If you were to receive an urgent appeal for donations from you pastor, would you send money? A Gallup poll from 2021 stated 36% of U.S. adults believe the ethical standards of religious leaders to be very high or high; only 14% rated them low or very low. This implies that many of us would donate without question. However, we are living in the golden age of fraud.
With the rise of a digital economy, scammers reach more targets via social media, text, and email now. According to the Federal Trade Commission, “In 2022, reported consumer losses to fraud totaled $8.8 billion,” an increase of 30 percent from 20211. Scams have become a prevalent issue, which appear in different forms, including identity theft, financial fraud, and faith-based schemes. With increased opportunities of being misled it is always important to stay vigilant and verify information.
Unfortunately, scammers also target churches. Common scams include fraudulent investment schemes, fake charity appeals, and phishing attempts. Although some insurance policies can help recoup some monetary losses resulting from certain fraud processes, some losses due to fraud may not be covered or may have limited coverage. Thus, the most cost-effective way to deal with this risk is to prevent it.
Additionally, while it is not possible to eliminate scam risk, it is possible to reduce it and to minimize fraud-related losses and other consequences through effective loss control measures2. Reduction of scam risk requires a thoughtful, comprehensive, and proactive approach. The following are a few ways to achieve this goal.
- Educate your congregation about common scams and how to recognize them.
- Always verify requests for money or information, especially if they come through email, text, or phone calls.
- Use secure payment methods and encrypted communication when managing financial transactions.
- Establish clear financial policies and procedures to prevent unauthorized transactions. Furthermore, conduct background checks on individuals who oversee finances. Keep in mind that while background checks are useful, individuals that commit fraud tend to be first time offenders, this is why having proper checks and balances in place is important.

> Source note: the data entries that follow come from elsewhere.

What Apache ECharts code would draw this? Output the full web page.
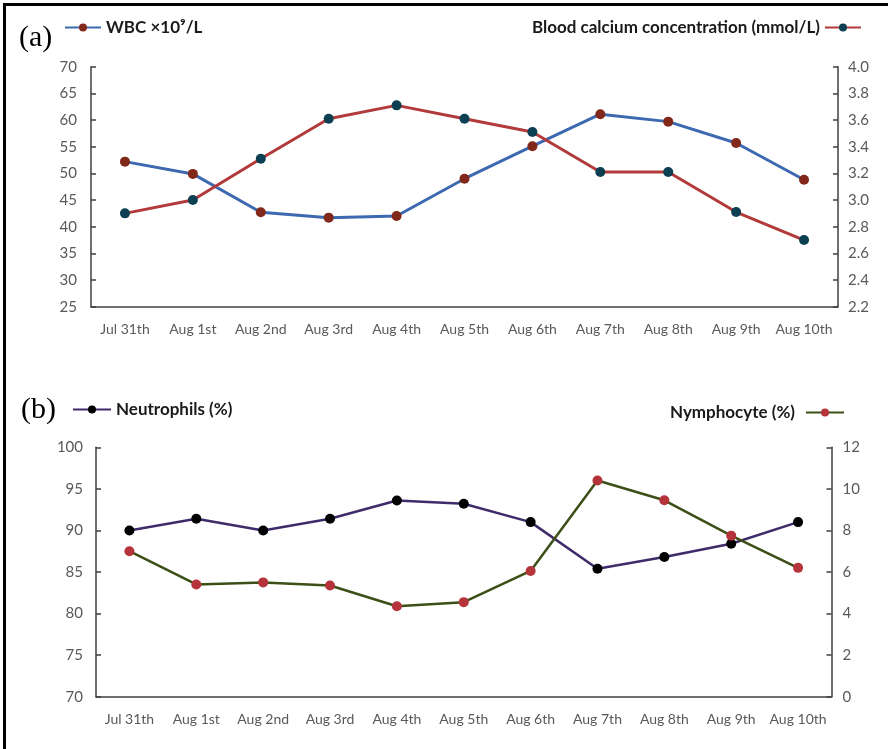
<!DOCTYPE html>
<html>
<head>
<meta charset="utf-8">
<script src="https://cdn.jsdelivr.net/npm/echarts@6/dist/echarts.min.js"></script>
<style>
html,body{margin:0;padding:0;background:#fff;}
#chart{width:888px;height:749px;}
</style>
</head>
<body>
<div id="chart"></div>
<script>
var categories = ['Jul 31th','Aug 1st','Aug 2nd','Aug 3rd','Aug 4th','Aug 5th','Aug 6th','Aug 7th','Aug 8th','Aug 9th','Aug 10th'];
var wbc = [52.2, 49.9, 42.7, 41.7, 42.0, 49.0, 55.1, 61.1, 59.7, 55.7, 48.8];
var calcium = [2.9, 3.0, 3.31, 3.61, 3.71, 3.61, 3.51, 3.21, 3.21, 2.91, 2.7];
var neutrophils = [90.0, 91.4, 90.0, 91.4, 93.6, 93.2, 91.0, 85.4, 86.8, 88.4, 91.0];
var nymphocyte = [7.0, 5.4, 5.5, 5.35, 4.35, 4.55, 6.05, 10.4, 9.45, 7.75, 6.2];

var names = ['WBC ×10⁹/L', 'Blood calcium concentration (mmol/L)', 'Neutrophils (%)', 'Nymphocyte (%)'];

var FONT = 'Lato, "Open Sans", sans-serif';
var AXC = '#404040';
var LBL = '#595959';

function xAxisCfg(gi){
  return {
    type:'category', gridIndex:gi, data:categories, boundaryGap:true,
    axisLine:{lineStyle:{color:AXC,width:1.5}},
    axisTick:{inside:true,alignWithLabel:true,length:5,lineStyle:{color:AXC,width:1.5}},
    axisLabel:{color:LBL,fontFamily:FONT,fontSize:14,margin:16,interval:0},
    splitLine:{show:false}
  };
}
function yAxisCfg(gi,pos,min,max,step,dec,margin){
  return {
    type:'value', gridIndex:gi, position:pos, min:min, max:max, interval:step,
    axisLine:{show:true,lineStyle:{color:AXC,width:1.5}},
    axisTick:{show:true,inside:true,length:5,lineStyle:{color:AXC,width:1.5}},
    axisLabel:{color:LBL,fontFamily:FONT,fontSize:15,margin:margin,
      formatter:function(v){return dec?v.toFixed(dec):String(Math.round(v));}},
    splitLine:{show:false}
  };
}
var LEG_TXT = {fontFamily:FONT,fontSize:17,fontWeight:'bold',color:'#1a1a1a'};

var chart = echarts.init(document.getElementById('chart'));
chart.setOption({
  animation:false,
  backgroundColor:'#fff',
  grid:[
    {left:91, right:50, top:66.7, height:240},
    {left:96, right:56.5, top:447.3, height:249.4}
  ],
  xAxis:[xAxisCfg(0), xAxisCfg(1)],
  yAxis:[
    yAxisCfg(0,'left',25,70,5,0,14),
    yAxisCfg(0,'right',2.2,4.0,0.2,1,10),
    yAxisCfg(1,'left',70,100,5,0,13),
    yAxisCfg(1,'right',0,12,2,0,11)
  ],
  legend:[
    {data:[names[0]], left:64, top:19, padding:0, itemWidth:36, itemHeight:10, itemGap:6, textStyle:LEG_TXT},
    {data:[names[1]], right:26, top:19, padding:0, align:'right', itemWidth:36, itemHeight:10, textStyle:LEG_TXT},
    {data:[names[2]], left:72, top:401, padding:0, itemWidth:38, itemHeight:10, textStyle:LEG_TXT},
    {data:[names[3]], right:43, top:404, padding:0, align:'right', itemWidth:38, itemHeight:10,
     textStyle:{fontFamily:FONT,fontSize:17,fontWeight:'bold',color:'#1a1a1a',padding:[0,6,0,0]}}
  ],
  graphic:[
    {type:'rect', shape:{x:4.5,y:4.5,width:1000,height:1000}, style:{fill:'none',stroke:'#000',lineWidth:3}},
    {type:'text', left:19, top:23, style:{text:'(a)', font:'30px "Liberation Serif", serif', fill:'#000'}},
    {type:'text', left:21, top:395, style:{text:'(b)', font:'30px "Liberation Serif", serif', fill:'#000'}}
  ],
  series:[
    {name:names[0], type:'line', xAxisIndex:0, yAxisIndex:0, data:wbc,
     symbol:'circle', symbolSize:10,
     lineStyle:{color:'#3d69b1', width:3}, itemStyle:{color:'#82281b'}},
    {name:names[1], type:'line', xAxisIndex:0, yAxisIndex:1, data:calcium,
     symbol:'circle', symbolSize:10,
     lineStyle:{color:'#b33a3b', width:3}, itemStyle:{color:'#0d3f52'}},
    {name:names[2], type:'line', xAxisIndex:1, yAxisIndex:2, data:neutrophils,
     symbol:'circle', symbolSize:10,
     lineStyle:{color:'#3f2b6a', width:2.5}, itemStyle:{color:'#000000'}},
    {name:names[3], type:'line', xAxisIndex:1, yAxisIndex:3, data:nymphocyte,
     symbol:'circle', symbolSize:10,
     lineStyle:{color:'#3b4f16', width:2.5}, itemStyle:{color:'#b5333a'}}
  ]
});
</script>
</body>
</html>
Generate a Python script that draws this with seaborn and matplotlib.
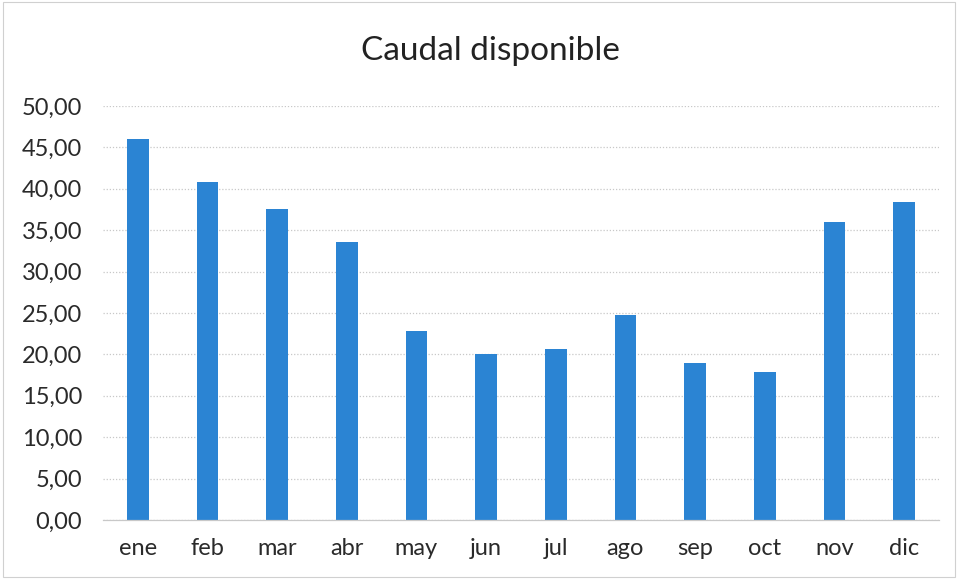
import matplotlib
matplotlib.use("Agg")
import matplotlib.pyplot as plt
import seaborn as sns
import pandas as pd
from matplotlib.ticker import FuncFormatter, MultipleLocator

months = ["ene", "feb", "mar", "abr", "may", "jun", "jul", "ago", "sep", "oct", "nov", "dic"]
caudal = [46.0, 40.8, 37.6, 33.6, 22.8, 20.1, 20.7, 24.8, 18.9, 17.9, 36.0, 38.4]

sns.set_theme(style="white")
plt.rcParams['font.family'] = ['Lato', 'DejaVu Sans']

df = pd.DataFrame({"mes": months, "caudal": caudal})

fig = plt.figure(figsize=(9.58, 5.79), dpi=100)
ax = fig.add_axes([0.1075, 0.102, 0.8725, 0.715])
sns.barplot(data=df, x="mes", y="caudal", color="#2b84d3", width=0.31,
            saturation=1, ax=ax, edgecolor="none")
ax.set_ylim(0, 50)
ax.set_xlim(-0.5, 11.5)
ax.yaxis.set_major_locator(MultipleLocator(5))
ax.yaxis.set_major_formatter(FuncFormatter(lambda v, p: f"{v:.2f}".replace(".", ",")))
ax.grid(axis="y", color="#c8c8c8", linestyle=(0, (1, 1.5)), linewidth=0.9)
ax.set_axisbelow(True)
for s in ["top", "right", "left"]:
    ax.spines[s].set_visible(False)
ax.spines["bottom"].set_color("#c8c8c8")
ax.spines["bottom"].set_linewidth(0.9)
ax.set_xlabel("")
ax.set_ylabel("")
ax.tick_params(axis="y", length=0, pad=15, labelsize=17, labelcolor="#2a2a2a")
ax.tick_params(axis="x", length=0, pad=13, labelsize=17, labelcolor="#2a2a2a")
fig.text(0.512, 0.912, "Caudal disponible", ha="center", va="center", fontsize=24, color="#222222")
border = plt.Rectangle((0.003, 0.003), 0.994, 0.994, transform=fig.transFigure,
                       fill=False, edgecolor="#d0d0d0", linewidth=0.8)
fig.patches.append(border)
fig.savefig("out.png", dpi=100)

- Implement robust cyber security measures to protect against online scams and data breaches.
The Seventh-day Adventist denomination has experienced fraud in a variety of ways over the years. One of the most disappointing ways is when the fraud is perpetuated by an individual that is known and trusted in church circles. We should be mindful that our trust should not be blind when we are stewards of our ministries.
One of the key ways we can prevent fraud or scams is to evaluate what is being presented through the question: “Is this the business of the church?” There are many pet projects, initiatives, and ideas that while not offensive in nature, are not the primary mission of the church. Who are we allowing into our pulpits, or giving access to our directory? When in doubt it is better to consult with your conference leadership who may know of reasons from elsewhere why you should not engage with a certain individual, program, or ministry. As Proverbs 11:14 reminds us, “For lack of guidance a nation falls, but victory is won through many advisers.”
Responding to Scams
If you fall victim to a scam, responding and recovering from it can be challenging. The diversity of scams requires fraud risk responses to be appropriate for the specific operation, environment, and fraud experience3. Here are steps to take:
- Keep records of all transactions, communications, and other related evidence
- Report the scam. Contacting relevant authorities such as the police and/or your conference administration.
- If the scam involved money, notify your bank or credit card company. This may be more challenging if the scam involved cash; however, it’s still a good practice to contact your financial institutions in case the scammer gained unauthorized access to them.
- Stay informed and be cautious. After getting scammed be leery of any unsolicited communication or offers.
Scams continue to pose a significant threat. Vigilance, skepticism, and education remain crucial tools in the fight against fraudulent activities. As technology evolves, so do the methods of exploitation, making it essential for our churches and schools to stay informed and proactive in their efforts to combat scams.
- Lewis, Cora, and Adriana Morga. “People Are Losing More Money to Scammers than Ever before. Here’s How to Keep Yourself Safe.” AP News, AP News, 15 Nov. 2023, apnews.com/article/scams-phishing-robocalls-facebook-marketplace-291255fc54f4bef161cb6155af562d96.
- “ACFE Report to the Nations: 2022 Global Fraud Study.” 2022 ACFE Report to the Nations, legacy.acfe.com/report-to-the-nations/2022/. Accessed 2 Feb. 2024.
- Puig, Alvaro, et al. “Scams.” Consumer Advice, 25 Jan. 2024, consumer.ftc.gov/scams.